The day before her passing, she was in a sort of unconscious state and not certain of my identity; she mentioned to me how proud she was of her three girls. She seemed resigned and peaceful.

Throughout the day of her passing, I read to her and spoke to her often. I reassured her as best as I could. I reminded her that she was deeply loved, and although she would be missed, she was free to be released from this earth and her pain.

My mom fought hard until the very end. When she exhaled her last breath, tears once again ran down her face, and she simply let go.

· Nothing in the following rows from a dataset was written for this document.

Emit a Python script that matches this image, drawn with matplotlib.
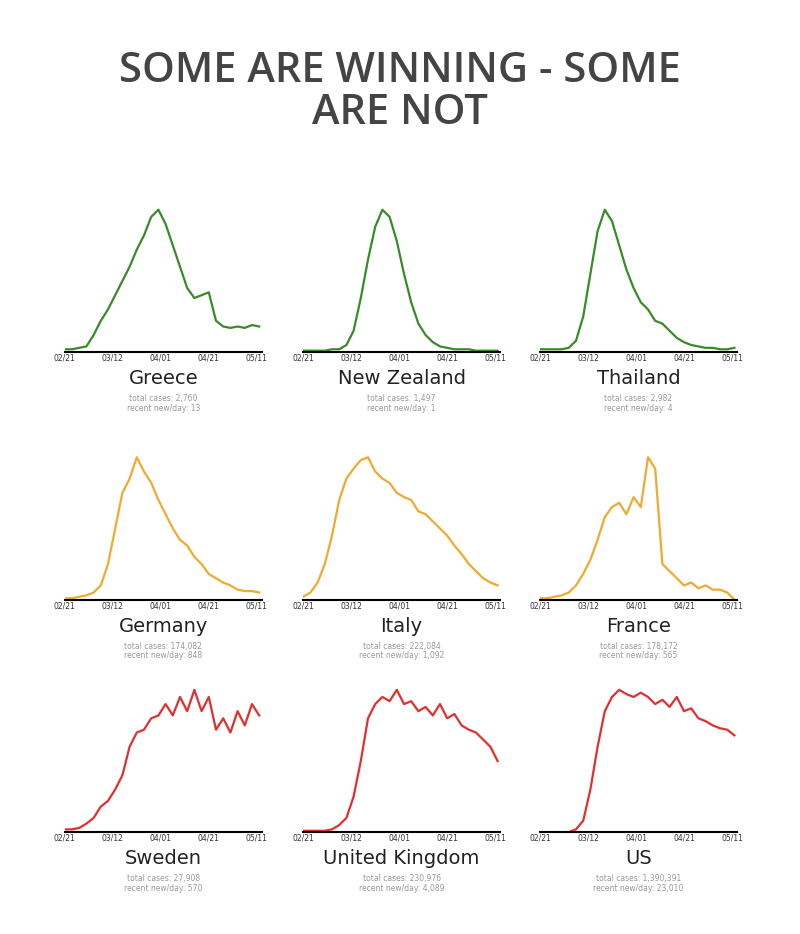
import matplotlib.pyplot as plt

days = list(range(0, 82, 3))
tick_days = [0, 20, 40, 60, 80]
tick_labels = ["02/21", "03/12", "04/01", "04/21", "05/11"]

countries = ["Greece", "New Zealand", "Thailand",
             "Germany", "Italy", "France",
             "Sweden", "United Kingdom", "US"]
totals = ["2,760", "1,497", "2,982", "174,082", "222,084", "178,172",
          "27,908", "230,976", "1,390,391"]
recent = ["13", "1", "4", "848", "1,092", "565", "570", "4,089", "23,010"]

greece = [0.02, 0.02, 0.03, 0.04, 0.12, 0.22, 0.3, 0.4, 0.5, 0.6, 0.72, 0.82, 0.95, 1.0,
          0.9, 0.75, 0.6, 0.45, 0.38, 0.4, 0.42, 0.22, 0.18, 0.17, 0.18, 0.17, 0.19, 0.18]
new_zealand = [0.01, 0.01, 0.01, 0.01, 0.02, 0.02, 0.05, 0.15, 0.38, 0.65, 0.88, 1.0, 0.95, 0.78,
               0.55, 0.35, 0.2, 0.12, 0.07, 0.04, 0.03, 0.02, 0.02, 0.02, 0.01, 0.01, 0.01, 0.01]
thailand = [0.02, 0.02, 0.02, 0.02, 0.03, 0.08, 0.25, 0.55, 0.85, 1.0, 0.92, 0.75, 0.58, 0.45,
            0.35, 0.3, 0.22, 0.2, 0.15, 0.1, 0.07, 0.05, 0.04, 0.03, 0.03, 0.02, 0.02, 0.03]
germany = [0.01, 0.01, 0.02, 0.03, 0.05, 0.1, 0.25, 0.5, 0.75, 0.85, 1.0, 0.9, 0.82, 0.7,
           0.6, 0.5, 0.42, 0.38, 0.3, 0.25, 0.18, 0.15, 0.12, 0.1, 0.07, 0.06, 0.06, 0.05]
italy = [0.02, 0.05, 0.12, 0.25, 0.45, 0.7, 0.85, 0.92, 0.98, 1.0, 0.9, 0.85, 0.82, 0.75,
         0.72, 0.7, 0.62, 0.6, 0.55, 0.5, 0.45, 0.38, 0.32, 0.25, 0.2, 0.15, 0.12, 0.1]
france = [0.01, 0.01, 0.02, 0.03, 0.05, 0.1, 0.18, 0.28, 0.42, 0.58, 0.65, 0.68, 0.6, 0.72,
          0.65, 1.0, 0.92, 0.25, 0.2, 0.15, 0.1, 0.12, 0.08, 0.1, 0.07, 0.07, 0.05, 0.0]
sweden = [0.02, 0.02, 0.03, 0.06, 0.1, 0.18, 0.22, 0.3, 0.4, 0.6, 0.7, 0.72, 0.8, 0.82,
          0.9, 0.82, 0.95, 0.85, 1.0, 0.85, 0.95, 0.72, 0.8, 0.7, 0.85, 0.75, 0.9, 0.82]
uk = [0.01, 0.01, 0.01, 0.01, 0.02, 0.05, 0.1, 0.25, 0.5, 0.8, 0.9, 0.95, 0.92, 1.0,
      0.9, 0.92, 0.85, 0.88, 0.82, 0.9, 0.8, 0.83, 0.75, 0.72, 0.7, 0.65, 0.6, 0.5]
us = [0.0, 0.0, 0.0, 0.0, 0.0, 0.02, 0.08, 0.3, 0.6, 0.85, 0.95, 1.0, 0.97, 0.95,
      0.98, 0.95, 0.9, 0.93, 0.88, 0.95, 0.85, 0.87, 0.8, 0.78, 0.75, 0.73, 0.72, 0.68]

series = [greece, new_zealand, thailand, germany, italy, france, sweden, uk, us]
row_colors = ["#3a8a2a", "#f0aa30", "#e03030"]

fig = plt.figure(figsize=(8, 9.34), dpi=100)
fig.text(0.5, 0.902, "SOME ARE WINNING - SOME\nARE NOT", ha="center", va="center",
         fontsize=30, color="#444444", family="Open Sans", weight="semibold",
         linespacing=1.0)

lefts = [0.081, 0.379, 0.675]
bottoms = [0.623, 0.358, 0.109]
for i, name in enumerate(countries):
    r, c = divmod(i, 3)
    ax = fig.add_axes([lefts[c], bottoms[r], 0.246, 0.157])
    ax.plot(days, series[i], color=row_colors[r], lw=1.6)
    ax.set_xlim(0, 82)
    ax.set_ylim(0, 1.03)
    for s in ["top", "right", "left"]:
        ax.spines[s].set_visible(False)
    ax.spines["bottom"].set_linewidth(1.5)
    ax.set_yticks([])
    ax.set_xticks(tick_days)
    ax.set_xticklabels(tick_labels, fontsize=5.5, color="#333333")
    ax.tick_params(axis="x", length=0, pad=1)
    ax.text(0.5, -0.18, name, transform=ax.transAxes, ha="center", va="center",
            fontsize=14, color="#222222")
    ax.text(0.5, -0.35, "total cases: " + totals[i] + "\nrecent new/day: " + recent[i],
            transform=ax.transAxes, ha="center", va="center", fontsize=5.5,
            color="#999999", linespacing=1.1)

fig.savefig("out.png", dpi=100, facecolor="white")
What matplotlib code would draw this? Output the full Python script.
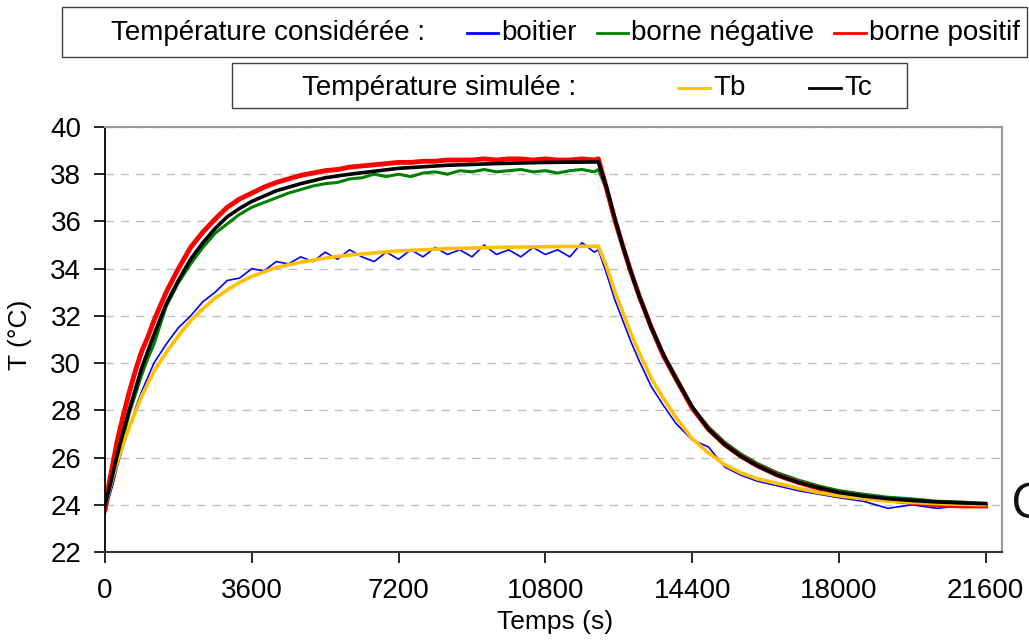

In the months and even several years that followed, I tormented myself thinking of all of the things I should have done and said — how I shouldn’t have encouraged the chemotherapy treatment because she would have enjoyed a higher quality of life in those last few months, how I should have allowed her one last cigarette and sip of beer, how I should have done more. Most importantly, I thought of how I should have been strong enough to forgive her sooner.

Today, there is no place for grudges in my heart. I tell my partner and my grown children every chance I get how much I love them, how special they are, and how very proud I am of them. I strive daily, and am mostly successful, at not standing in judgement of others and of the path they are on. I do not withhold empathy and compassion. Instead, I want to show love and to take the time to celebrate the best of who they are.

The passing of my mother reminded me that we all have a purpose, no matter what path we choose, and that sometimes we are granted a do-over, and we can be redeemed if love allows.